Provided material:
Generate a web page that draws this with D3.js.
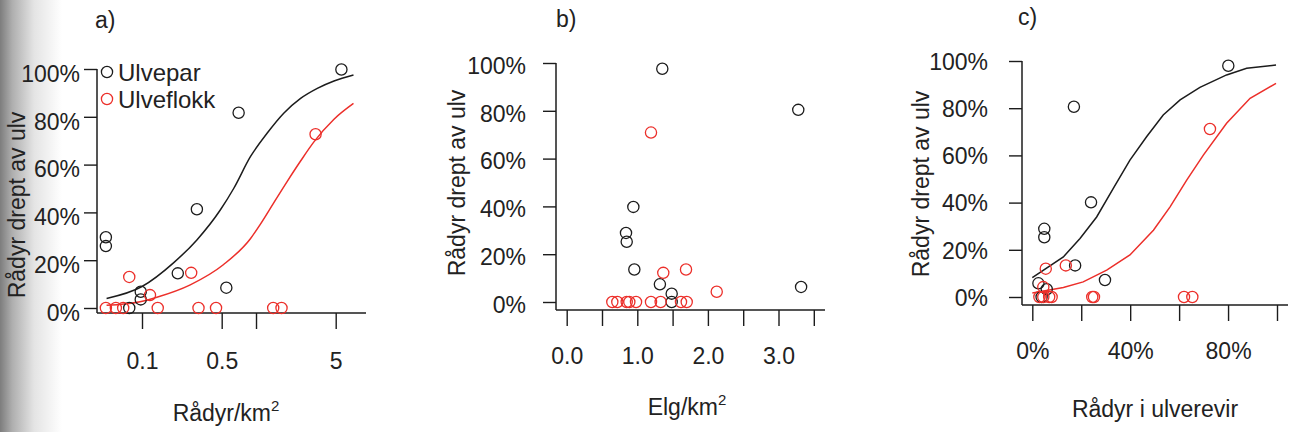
<!DOCTYPE html>
<html>
<head>
<meta charset="utf-8">
<script src="https://cdn.jsdelivr.net/npm/d3@7"></script>
<style>
  body { margin: 0; background: #fff; }
  text { font-family: "Liberation Sans", Arial, sans-serif; fill: #222; }
</style>
</head>
<body>
<div id="chart"></div>
<script>

// ---- data ----
// panel a) : x = rådyr per km2 (log), y = share of roe deer killed by wolf
var aPar = [[0.0482, 0.296], [0.0482, 0.259], [0.0773, 0], [0.0975, 0.068], [0.0975, 0.036],
  [0.206, 0.145], [0.303, 0.413], [0.549, 0.085], [0.704, 0.817], [5.61, 0.998]];
var aFlokk = [[0.0482, 0], [0.059, 0], [0.0684, 0], [0.0773, 0.13], [0.1175, 0.054], [0.1374, 0],
  [0.270, 0.147], [0.313, 0], [0.446, 0], [1.415, 0], [1.674, 0], [3.33, 0.727]];
var aParFit = [[0.0489, 0.04], [0.1, 0.09], [0.19, 0.19], [0.303, 0.285], [0.486, 0.41], [0.637, 0.5],
  [0.893, 0.633], [1.25, 0.731], [1.75, 0.815], [2.46, 0.877], [3.45, 0.919], [4.83, 0.95], [7.16, 0.975]];
var aFlokkFit = [[0.0489, 0.011], [0.096, 0.026], [0.135, 0.045], [0.265, 0.097], [0.52, 0.182],
  [0.893, 0.29], [1.09, 0.35], [1.43, 0.44], [1.88, 0.53], [2.46, 0.615], [3.22, 0.695], [4.83, 0.79], [7.16, 0.856]];
var aTicks = [0.1, 0.5, 1, 5];
var aTickLabels = ["0.1", "0.5", "", "5"];

// panel b) : x = elg per km2
var bPar = [[1.354, 0.976], [0.944, 0.398], [0.84, 0.289], [0.85, 0.252], [0.958, 0.136], [1.32, 0.074],
  [1.487, 0.035], [1.487, 0], [3.28, 0.804], [3.32, 0.063]];
var bFlokk = [[1.194, 0.709], [1.368, 0.122], [1.69, 0.136], [2.125, 0.043], [0.646, 0], [0.717, 0], [0.85, 0],
  [0.887, 0], [0.982, 0], [1.194, 0], [1.331, 0], [1.619, 0], [1.70, 0]];
var bTicks = [0, 0.5, 1, 1.5, 2, 2.5, 3, 3.5];
var bTickLabels = ["0.0", "", "1.0", "", "2.0", "", "3.0", ""];

// panel c) : x = share of roe deer in the wolf territory
var cPar = [[0.801, 0.98], [0.170, 0.806], [0.240, 0.401], [0.049, 0.289], [0.049, 0.253], [0.175, 0.134],
  [0.297, 0.072], [0.025, 0.058], [0.059, 0.033], [0.038, 0]];
var cFlokk = [[0.055, 0.12], [0.137, 0.134], [0.726, 0.712], [0.045, 0.042], [0.029, 0], [0.045, 0], [0.069, 0],
  [0.079, 0], [0.245, 0], [0.252, 0], [0.62, 0], [0.654, 0]];
var cParFit = [[0, 0.082], [0.127, 0.17], [0.195, 0.248], [0.263, 0.339], [0.331, 0.46], [0.399, 0.58],
  [0.467, 0.679], [0.535, 0.771], [0.604, 0.835], [0.685, 0.888], [0.794, 0.941], [0.876, 0.969], [0.996, 0.983]];
var cFlokkFit = [[0, 0.017], [0.127, 0.04], [0.208, 0.064], [0.304, 0.114], [0.399, 0.178], [0.495, 0.283],
  [0.563, 0.382], [0.631, 0.495], [0.699, 0.601], [0.794, 0.736], [0.89, 0.842], [0.996, 0.905]];
var cTicks = [0, 0.2, 0.4, 0.6, 0.8, 1];
var cTickLabels = ["0%", "", "40%", "", "80%", ""];

var yTicks = [0, 0.2, 0.4, 0.6, 0.8, 1];
var legendKeys = ["Ulvepar", "Ulveflokk"];

var black = "#1c1c1c", red = "#ec2f2a";

var width = 1290, height = 432;

var svg = d3.select("#chart")
  .append("svg")
  .attr("width", width)
  .attr("height", height);

// scanned-page shading on the left edge
var grad = svg.append("defs").append("linearGradient").attr("id", "edge");
grad.append("stop").attr("offset", "0").attr("stop-color", "rgb(125,125,125)");
grad.append("stop").attr("offset", "0.2").attr("stop-color", "rgb(175,175,175)");
grad.append("stop").attr("offset", "0.55").attr("stop-color", "rgb(228,228,228)");
grad.append("stop").attr("offset", "1").attr("stop-color", "#fff");
svg.append("rect").attr("x", 0).attr("y", 0).attr("width", 62).attr("height", height).attr("fill", "url(#edge)");

function panel(p) {
  var g = svg.append("g");

  var x = p.x, y = p.y;

  // y axis
  var yAxis = d3.axisLeft(y)
    .tickValues(yTicks)
    .tickFormat(d3.format(".0%"))
    .tickSize(13)
    .tickPadding(p.yPad)
    .tickSizeOuter(0);

  var ya = g.append("g")
    .attr("transform", "translate(" + p.axisX + ",0)")
    .call(yAxis);
  ya.select(".domain").remove();
  ya.selectAll("line").attr("stroke", black).attr("stroke-width", 1.4);
  ya.selectAll("text")
    .attr("dy", (0.32 * 23 + p.yLabelShift) + "px")
    .style("font-size", "23px")
    .attr("fill", "#222");

  // x axis
  var xAxis = d3.axisBottom(x)
    .tickValues(p.xTicks)
    .tickFormat(function (d, i) { return p.xLabels[i]; })
    .tickSize(16)
    .tickPadding(p.xPad)
    .tickSizeOuter(0);

  var xa = g.append("g")
    .attr("transform", "translate(0," + p.axisY + ")")
    .call(xAxis);
  xa.select(".domain").remove();
  xa.selectAll("line").attr("stroke", black).attr("stroke-width", 1.4);
  xa.selectAll("text")
    .style("font-size", "23px")
    .attr("fill", "#222");

  // L-shaped box
  g.append("line")
    .attr("x1", p.axisX).attr("x2", p.axisX)
    .attr("y1", y(1)).attr("y2", p.axisY)
    .attr("stroke", black).attr("stroke-width", 1.5);
  g.append("line")
    .attr("x1", p.axisX).attr("x2", p.boxRight)
    .attr("y1", p.axisY).attr("y2", p.axisY)
    .attr("stroke", black).attr("stroke-width", 1.5);

  // fitted curves
  var line = d3.line()
    .x(function (d) { return x(d[0]); })
    .y(function (d) { return y(d[1]); })
    .curve(p.curve);

  if (p.fits) {
    p.fits.forEach(function (f) {
      g.append("path")
        .attr("d", line(f.data))
        .attr("fill", "none")
        .attr("stroke", f.color)
        .attr("stroke-width", 1.5);
    });
  }

  // points
  p.points.forEach(function (s) {
    g.selectAll(null)
      .data(s.data)
      .enter()
      .append("circle")
      .attr("cx", function (d) { return x(d[0]); })
      .attr("cy", function (d) { return y(d[1]); })
      .attr("r", 5.6)
      .attr("fill", "none")
      .attr("stroke", s.color)
      .attr("stroke-width", 1.3);
  });

  // panel letter
  g.append("text")
    .attr("x", p.letterX)
    .attr("y", p.letterY)
    .style("font-size", "23px")
    .text(p.letter);

  // y title
  g.append("text")
    .attr("transform", "translate(" + p.yTitleX + "," + p.yTitleY + ") rotate(-90)")
    .attr("text-anchor", "middle")
    .style("font-size", "23px")
    .text("Rådyr drept av ulv");

  // x title
  var xt = g.append("text")
    .attr("x", p.xTitleX)
    .attr("y", p.xTitleY)
    .attr("text-anchor", "middle")
    .style("font-size", "23px")
    .text(p.xTitle);
  if (p.sup) {
    xt.append("tspan")
      .attr("dy", "-10")
      .style("font-size", "15px")
      .text(p.sup);
  }

  return g;
}

// a)
var ga = panel({
  x: d3.scaleLog().domain([0.1, 5]).range([142, 335.7]),
  y: d3.scaleLinear().domain([0, 1]).range([308, 69]),
  axisX: 97, axisY: 313, boxRight: 366,
  yPad: 4, yLabelShift: 5, xPad: 24,
  xTicks: aTicks, xLabels: aTickLabels,
  curve: d3.curveMonotoneX,
  fits: [{ data: aParFit, color: black }, { data: aFlokkFit, color: red }],
  points: [{ data: aPar, color: black }, { data: aFlokk, color: red }],
  letter: "a)", letterX: 95, letterY: 28,
  yTitleX: 25, yTitleY: 205,
  xTitle: "Rådyr/km", sup: "2", xTitleX: 226, xTitleY: 421
});

// legend inside a)
legendKeys.forEach(function (k, i) {
  var cy = 72 + i * 27;
  ga.append("circle")
    .attr("cx", 107).attr("cy", cy).attr("r", 5.6)
    .attr("fill", "none")
    .attr("stroke", i === 0 ? black : red)
    .attr("stroke-width", 1.3);
  ga.append("text")
    .attr("x", 118).attr("y", cy + 8.5)
    .style("font-size", "24px")
    .text(k);
});

// b)
panel({
  x: d3.scaleLinear().domain([0, 1]).range([566.7, 637.3]),
  y: d3.scaleLinear().domain([0, 1]).range([302, 63]),
  axisX: 556, axisY: 310, boxRight: 825,
  yPad: 17, yLabelShift: 3, xPad: 22,
  xTicks: bTicks, xLabels: bTickLabels,
  curve: d3.curveLinear,
  fits: null,
  points: [{ data: bPar, color: black }, { data: bFlokk, color: red }],
  letter: "b)", letterX: 556, letterY: 27,
  yTitleX: 465, yTitleY: 183,
  xTitle: "Elg/km", sup: "2", xTitleX: 687, xTitleY: 415
});

// c)
panel({
  x: d3.scaleLinear().domain([0, 1]).range([1032.3, 1277]),
  y: d3.scaleLinear().domain([0, 1]).range([297, 61]),
  axisX: 1022, axisY: 305, boxRight: 1288,
  yPad: 21, yLabelShift: 1, xPad: 22,
  xTicks: cTicks, xLabels: cTickLabels,
  curve: d3.curveLinear,
  fits: [{ data: cParFit, color: black }, { data: cFlokkFit, color: red }],
  points: [{ data: cPar, color: black }, { data: cFlokk, color: red }],
  letter: "c)", letterX: 1018, letterY: 25,
  yTitleX: 929, yTitleY: 184,
  xTitle: "Rådyr i ulverevir", sup: null, xTitleX: 1155, xTitleY: 417
});

</script>
</body>
</html>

Written task: Tally the lines of the material above that contain the word "page" and report the total alone.

Expected output: 2